Still referring to Jealous, Carter said, “He could walk, right now, in the pit of the ‘hood and nobody would know who this dude is. They wouldn’t even know who Hogan is — for real.”
Todd Eberly, associate professor of political science at St. Mary’s College of Maryland, said Democrats thought they might have more leverage over Hogan in Baltimore.
“Democrats have sort of counted on the idea that maybe they could use the cancellation of the planned Red Line in Baltimore City to undermine support for Larry Hogan,” he said. But the subject of the project that was left unfunded by Hogan in 2015 hasn’t affected the governor’s performance in the polls, where Hogan is 18 to 20 points ahead of Jealous.

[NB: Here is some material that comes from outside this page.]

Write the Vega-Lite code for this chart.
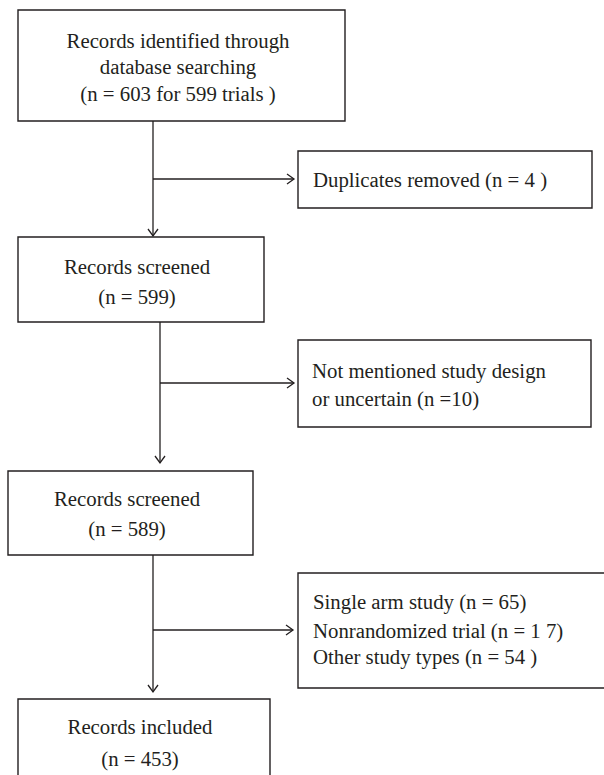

A reluctant vote for Hogan?
Carter said the death of Freddie Gray, a 25-old man who died in the back of a police van in 2015, remains a divisive issue. While the city grapples with an accelerating homicide rate and an opioid crisis that has exacted a heavy toll, there’s little trust in the police. The department has struggled to attract and retain leaders, and even the police department’s spokesman, TJ Smith, recently stepped down, citing what he called “a systematic failure in policing in Baltimore”.
Turned off Democrats by policies dating back to then Mayor Martin O’Malley’s “zero tolerance” approach to street crime in which African-Americans were subject to being stopped and frisked, sometimes on flimsy grounds, Carter said he’ll seriously consider voting for Hogan.
But Carter says his won’t be an enthusiastic vote. It’s not because he doesn’t like Hogan; he described the governor as someone “who really does seem to care.” But because he said politics follows the money in places, such as Montgomery and Prince George’s Counties.
“Oh, they got crime and stuff, but not like here,” he said. “And any politician that comes in the ‘hood — the poorest neighborhoods suffering the most violence, he said — ”they only come down here if it’s going to benefit them, not the people.”